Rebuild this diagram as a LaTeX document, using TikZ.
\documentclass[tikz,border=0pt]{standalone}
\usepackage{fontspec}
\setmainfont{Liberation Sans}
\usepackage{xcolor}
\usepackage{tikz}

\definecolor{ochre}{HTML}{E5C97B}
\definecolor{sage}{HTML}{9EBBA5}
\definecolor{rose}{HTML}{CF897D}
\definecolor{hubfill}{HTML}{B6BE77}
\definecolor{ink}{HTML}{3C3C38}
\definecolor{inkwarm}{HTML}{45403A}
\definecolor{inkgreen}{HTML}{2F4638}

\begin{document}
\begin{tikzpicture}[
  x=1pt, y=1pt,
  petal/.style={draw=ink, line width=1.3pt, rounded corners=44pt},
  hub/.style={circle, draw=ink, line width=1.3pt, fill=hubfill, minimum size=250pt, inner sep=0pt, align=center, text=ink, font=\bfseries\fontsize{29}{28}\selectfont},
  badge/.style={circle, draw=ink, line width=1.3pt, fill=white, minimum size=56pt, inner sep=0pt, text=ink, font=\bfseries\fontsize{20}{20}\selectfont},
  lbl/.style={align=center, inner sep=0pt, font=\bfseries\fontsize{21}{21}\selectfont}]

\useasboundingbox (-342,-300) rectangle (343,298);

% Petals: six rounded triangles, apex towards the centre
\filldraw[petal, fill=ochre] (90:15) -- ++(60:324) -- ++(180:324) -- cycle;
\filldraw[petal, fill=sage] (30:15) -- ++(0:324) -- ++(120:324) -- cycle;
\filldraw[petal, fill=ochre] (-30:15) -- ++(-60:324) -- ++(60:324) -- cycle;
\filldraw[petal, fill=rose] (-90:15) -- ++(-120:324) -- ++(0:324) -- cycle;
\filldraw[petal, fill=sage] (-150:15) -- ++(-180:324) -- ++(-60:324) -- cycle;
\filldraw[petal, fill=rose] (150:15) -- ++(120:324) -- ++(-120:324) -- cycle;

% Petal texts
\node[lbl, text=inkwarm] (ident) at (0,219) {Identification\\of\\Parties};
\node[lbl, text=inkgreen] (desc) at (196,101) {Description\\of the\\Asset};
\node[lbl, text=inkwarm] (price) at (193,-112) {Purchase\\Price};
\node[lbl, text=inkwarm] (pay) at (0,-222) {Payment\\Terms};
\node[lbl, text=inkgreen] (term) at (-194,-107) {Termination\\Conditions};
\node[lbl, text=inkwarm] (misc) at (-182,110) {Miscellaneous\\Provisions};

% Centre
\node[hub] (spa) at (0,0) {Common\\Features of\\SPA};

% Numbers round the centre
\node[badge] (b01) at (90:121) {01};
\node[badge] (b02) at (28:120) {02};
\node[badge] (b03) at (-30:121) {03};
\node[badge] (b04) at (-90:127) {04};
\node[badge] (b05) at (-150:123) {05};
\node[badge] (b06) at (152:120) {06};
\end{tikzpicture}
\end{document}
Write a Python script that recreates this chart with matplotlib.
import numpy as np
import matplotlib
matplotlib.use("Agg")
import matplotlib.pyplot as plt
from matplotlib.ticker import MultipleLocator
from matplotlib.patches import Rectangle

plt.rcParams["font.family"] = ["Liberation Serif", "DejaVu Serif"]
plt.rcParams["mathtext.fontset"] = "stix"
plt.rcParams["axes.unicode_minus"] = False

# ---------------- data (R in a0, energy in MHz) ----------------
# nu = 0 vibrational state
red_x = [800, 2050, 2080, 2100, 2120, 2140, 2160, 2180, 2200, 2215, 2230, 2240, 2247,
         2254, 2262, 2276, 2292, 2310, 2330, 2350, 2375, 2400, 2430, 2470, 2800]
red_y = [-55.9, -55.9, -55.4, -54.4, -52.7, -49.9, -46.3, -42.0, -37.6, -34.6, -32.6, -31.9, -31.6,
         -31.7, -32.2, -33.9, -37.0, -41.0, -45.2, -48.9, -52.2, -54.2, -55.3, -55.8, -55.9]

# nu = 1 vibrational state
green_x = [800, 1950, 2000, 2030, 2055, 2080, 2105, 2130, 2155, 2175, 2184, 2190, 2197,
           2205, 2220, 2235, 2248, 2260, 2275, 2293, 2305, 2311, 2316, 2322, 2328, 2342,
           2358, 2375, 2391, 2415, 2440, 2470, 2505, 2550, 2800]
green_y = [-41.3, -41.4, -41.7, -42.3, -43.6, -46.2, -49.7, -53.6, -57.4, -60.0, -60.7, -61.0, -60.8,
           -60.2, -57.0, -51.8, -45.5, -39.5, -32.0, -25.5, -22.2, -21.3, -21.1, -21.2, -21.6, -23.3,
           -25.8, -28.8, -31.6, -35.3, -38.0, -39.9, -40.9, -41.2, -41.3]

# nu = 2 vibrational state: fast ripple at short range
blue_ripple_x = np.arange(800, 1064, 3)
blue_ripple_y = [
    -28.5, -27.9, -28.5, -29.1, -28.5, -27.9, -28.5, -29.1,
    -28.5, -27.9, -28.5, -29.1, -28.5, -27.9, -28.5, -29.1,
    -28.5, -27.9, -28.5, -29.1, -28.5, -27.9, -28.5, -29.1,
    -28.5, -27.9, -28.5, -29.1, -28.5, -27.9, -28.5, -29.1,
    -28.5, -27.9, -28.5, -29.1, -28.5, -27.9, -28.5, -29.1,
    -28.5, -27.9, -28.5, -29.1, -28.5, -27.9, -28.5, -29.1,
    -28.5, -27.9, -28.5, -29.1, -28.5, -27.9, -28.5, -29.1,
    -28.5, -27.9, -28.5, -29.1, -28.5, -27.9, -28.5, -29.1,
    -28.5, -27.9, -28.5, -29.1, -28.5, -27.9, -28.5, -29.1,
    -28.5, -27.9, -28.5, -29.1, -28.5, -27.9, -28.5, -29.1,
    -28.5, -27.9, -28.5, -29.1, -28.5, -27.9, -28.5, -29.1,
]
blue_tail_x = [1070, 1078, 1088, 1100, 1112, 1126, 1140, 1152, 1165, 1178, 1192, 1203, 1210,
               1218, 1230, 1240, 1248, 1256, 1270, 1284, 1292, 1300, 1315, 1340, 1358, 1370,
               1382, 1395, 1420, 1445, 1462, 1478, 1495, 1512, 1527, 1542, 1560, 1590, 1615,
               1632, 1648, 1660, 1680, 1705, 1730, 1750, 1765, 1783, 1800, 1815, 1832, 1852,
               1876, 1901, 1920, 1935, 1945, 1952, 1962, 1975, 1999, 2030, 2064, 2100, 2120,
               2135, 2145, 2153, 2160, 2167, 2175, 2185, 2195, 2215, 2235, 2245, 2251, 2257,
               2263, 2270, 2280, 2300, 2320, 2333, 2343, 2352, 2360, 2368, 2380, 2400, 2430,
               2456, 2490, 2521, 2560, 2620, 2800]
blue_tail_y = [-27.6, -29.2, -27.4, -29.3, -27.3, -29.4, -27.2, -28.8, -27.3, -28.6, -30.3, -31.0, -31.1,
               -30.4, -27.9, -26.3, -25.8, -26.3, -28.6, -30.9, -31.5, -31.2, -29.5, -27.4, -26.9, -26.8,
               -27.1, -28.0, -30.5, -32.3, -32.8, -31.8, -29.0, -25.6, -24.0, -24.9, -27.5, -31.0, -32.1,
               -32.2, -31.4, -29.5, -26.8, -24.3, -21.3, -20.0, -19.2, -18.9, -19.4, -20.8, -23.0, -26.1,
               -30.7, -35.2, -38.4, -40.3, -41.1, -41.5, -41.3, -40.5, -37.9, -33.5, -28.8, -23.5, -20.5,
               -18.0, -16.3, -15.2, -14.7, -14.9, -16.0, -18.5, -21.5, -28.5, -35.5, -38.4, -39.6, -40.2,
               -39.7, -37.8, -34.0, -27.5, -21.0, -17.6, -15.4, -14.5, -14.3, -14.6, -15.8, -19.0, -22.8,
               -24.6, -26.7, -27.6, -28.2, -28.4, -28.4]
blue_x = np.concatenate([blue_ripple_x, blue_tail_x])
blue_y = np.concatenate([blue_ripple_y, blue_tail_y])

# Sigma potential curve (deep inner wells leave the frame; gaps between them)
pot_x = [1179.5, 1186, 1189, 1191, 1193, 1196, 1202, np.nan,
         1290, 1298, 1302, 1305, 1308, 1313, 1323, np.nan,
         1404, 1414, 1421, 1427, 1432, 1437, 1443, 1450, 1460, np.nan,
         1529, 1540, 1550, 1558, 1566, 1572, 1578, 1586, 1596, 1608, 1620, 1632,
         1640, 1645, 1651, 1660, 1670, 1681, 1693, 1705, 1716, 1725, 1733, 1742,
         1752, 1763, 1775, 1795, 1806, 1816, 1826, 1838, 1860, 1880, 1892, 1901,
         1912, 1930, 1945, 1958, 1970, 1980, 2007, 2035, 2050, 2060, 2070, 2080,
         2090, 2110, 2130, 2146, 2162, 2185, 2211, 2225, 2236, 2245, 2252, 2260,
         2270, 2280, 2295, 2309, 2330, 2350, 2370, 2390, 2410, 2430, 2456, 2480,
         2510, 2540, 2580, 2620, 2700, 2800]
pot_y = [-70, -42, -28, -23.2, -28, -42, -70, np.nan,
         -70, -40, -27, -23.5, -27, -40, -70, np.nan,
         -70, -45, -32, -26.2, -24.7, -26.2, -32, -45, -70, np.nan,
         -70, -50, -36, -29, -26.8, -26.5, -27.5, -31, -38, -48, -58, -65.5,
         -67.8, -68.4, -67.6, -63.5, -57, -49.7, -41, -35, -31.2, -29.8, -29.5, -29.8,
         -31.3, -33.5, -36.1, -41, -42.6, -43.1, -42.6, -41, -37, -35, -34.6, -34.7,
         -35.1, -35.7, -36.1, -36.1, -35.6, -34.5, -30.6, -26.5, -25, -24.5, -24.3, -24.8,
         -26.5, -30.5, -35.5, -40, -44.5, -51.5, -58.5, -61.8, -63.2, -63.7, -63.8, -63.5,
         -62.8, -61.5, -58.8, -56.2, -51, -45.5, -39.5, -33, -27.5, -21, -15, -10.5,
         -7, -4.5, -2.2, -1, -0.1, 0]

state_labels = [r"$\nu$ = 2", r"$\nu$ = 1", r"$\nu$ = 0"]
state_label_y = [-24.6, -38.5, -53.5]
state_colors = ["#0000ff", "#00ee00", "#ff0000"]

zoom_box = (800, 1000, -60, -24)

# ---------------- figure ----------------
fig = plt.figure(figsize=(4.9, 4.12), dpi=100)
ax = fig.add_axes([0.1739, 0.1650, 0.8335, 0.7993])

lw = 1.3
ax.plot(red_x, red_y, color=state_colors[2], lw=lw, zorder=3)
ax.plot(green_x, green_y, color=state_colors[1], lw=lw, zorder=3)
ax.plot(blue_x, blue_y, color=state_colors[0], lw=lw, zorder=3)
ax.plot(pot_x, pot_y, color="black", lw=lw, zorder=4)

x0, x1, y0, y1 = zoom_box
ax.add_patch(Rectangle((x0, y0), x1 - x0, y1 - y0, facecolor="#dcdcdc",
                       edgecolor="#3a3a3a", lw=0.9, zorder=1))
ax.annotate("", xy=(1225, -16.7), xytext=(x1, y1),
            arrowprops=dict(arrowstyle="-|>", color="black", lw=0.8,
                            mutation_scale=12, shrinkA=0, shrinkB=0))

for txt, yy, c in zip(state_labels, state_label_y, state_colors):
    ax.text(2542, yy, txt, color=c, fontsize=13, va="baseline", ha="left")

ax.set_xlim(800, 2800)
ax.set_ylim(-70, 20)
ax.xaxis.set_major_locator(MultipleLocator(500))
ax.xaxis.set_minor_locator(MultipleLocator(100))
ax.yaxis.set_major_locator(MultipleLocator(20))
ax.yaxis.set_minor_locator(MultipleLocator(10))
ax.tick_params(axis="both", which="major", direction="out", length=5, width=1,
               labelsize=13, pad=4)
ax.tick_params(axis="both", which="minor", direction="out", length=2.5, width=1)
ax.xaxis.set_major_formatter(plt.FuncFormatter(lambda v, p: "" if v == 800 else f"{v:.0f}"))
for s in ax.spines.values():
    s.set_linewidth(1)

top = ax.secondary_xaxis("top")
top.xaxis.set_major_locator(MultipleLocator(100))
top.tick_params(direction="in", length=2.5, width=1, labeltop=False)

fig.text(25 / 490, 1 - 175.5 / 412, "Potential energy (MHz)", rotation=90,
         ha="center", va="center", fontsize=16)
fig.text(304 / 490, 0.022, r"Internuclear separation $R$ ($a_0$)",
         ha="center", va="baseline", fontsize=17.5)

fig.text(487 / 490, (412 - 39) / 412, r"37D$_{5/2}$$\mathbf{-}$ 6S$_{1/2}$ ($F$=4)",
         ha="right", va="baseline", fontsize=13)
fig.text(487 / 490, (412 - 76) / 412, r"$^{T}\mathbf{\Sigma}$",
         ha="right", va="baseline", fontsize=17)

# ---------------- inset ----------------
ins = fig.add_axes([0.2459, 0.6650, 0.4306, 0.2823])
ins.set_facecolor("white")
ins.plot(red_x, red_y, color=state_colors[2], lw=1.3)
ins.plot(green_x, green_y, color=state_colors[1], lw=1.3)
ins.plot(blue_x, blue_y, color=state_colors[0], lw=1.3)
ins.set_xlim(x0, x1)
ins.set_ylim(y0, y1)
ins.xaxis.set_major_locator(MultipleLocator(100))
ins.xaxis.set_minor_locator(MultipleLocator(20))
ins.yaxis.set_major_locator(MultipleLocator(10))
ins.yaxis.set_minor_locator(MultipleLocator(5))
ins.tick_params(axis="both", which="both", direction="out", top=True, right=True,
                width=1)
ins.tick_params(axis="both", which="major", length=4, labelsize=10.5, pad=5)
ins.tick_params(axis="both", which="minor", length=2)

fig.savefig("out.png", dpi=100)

========================================

» Stated task:
Please print exactly what appears from the first line of the data through the line with "(spa) at (0,0)", including both of those lines and nothing past them.

» Solution for this problem:
Rebuild this diagram as a LaTeX document, using TikZ.
\documentclass[tikz,border=0pt]{standalone}
\usepackage{fontspec}
\setmainfont{Liberation Sans}
\usepackage{xcolor}
\usepackage{tikz}

\definecolor{ochre}{HTML}{E5C97B}
\definecolor{sage}{HTML}{9EBBA5}
\definecolor{rose}{HTML}{CF897D}
\definecolor{hubfill}{HTML}{B6BE77}
\definecolor{ink}{HTML}{3C3C38}
\definecolor{inkwarm}{HTML}{45403A}
\definecolor{inkgreen}{HTML}{2F4638}

\begin{document}
\begin{tikzpicture}[
  x=1pt, y=1pt,
  petal/.style={draw=ink, line width=1.3pt, rounded corners=44pt},
  hub/.style={circle, draw=ink, line width=1.3pt, fill=hubfill, minimum size=250pt, inner sep=0pt, align=center, text=ink, font=\bfseries\fontsize{29}{28}\selectfont},
  badge/.style={circle, draw=ink, line width=1.3pt, fill=white, minimum size=56pt, inner sep=0pt, text=ink, font=\bfseries\fontsize{20}{20}\selectfont},
  lbl/.style={align=center, inner sep=0pt, font=\bfseries\fontsize{21}{21}\selectfont}]

\useasboundingbox (-342,-300) rectangle (343,298);

% Petals: six rounded triangles, apex towards the centre
\filldraw[petal, fill=ochre] (90:15) -- ++(60:324) -- ++(180:324) -- cycle;
\filldraw[petal, fill=sage] (30:15) -- ++(0:324) -- ++(120:324) -- cycle;
\filldraw[petal, fill=ochre] (-30:15) -- ++(-60:324) -- ++(60:324) -- cycle;
\filldraw[petal, fill=rose] (-90:15) -- ++(-120:324) -- ++(0:324) -- cycle;
\filldraw[petal, fill=sage] (-150:15) -- ++(-180:324) -- ++(-60:324) -- cycle;
\filldraw[petal, fill=rose] (150:15) -- ++(120:324) -- ++(-120:324) -- cycle;

% Petal texts
\node[lbl, text=inkwarm] (ident) at (0,219) {Identification\\of\\Parties};
\node[lbl, text=inkgreen] (desc) at (196,101) {Description\\of the\\Asset};
\node[lbl, text=inkwarm] (price) at (193,-112) {Purchase\\Price};
\node[lbl, text=inkwarm] (pay) at (0,-222) {Payment\\Terms};
\node[lbl, text=inkgreen] (term) at (-194,-107) {Termination\\Conditions};
\node[lbl, text=inkwarm] (misc) at (-182,110) {Miscellaneous\\Provisions};

% Centre
\node[hub] (spa) at (0,0) {Common\\Features of\\SPA};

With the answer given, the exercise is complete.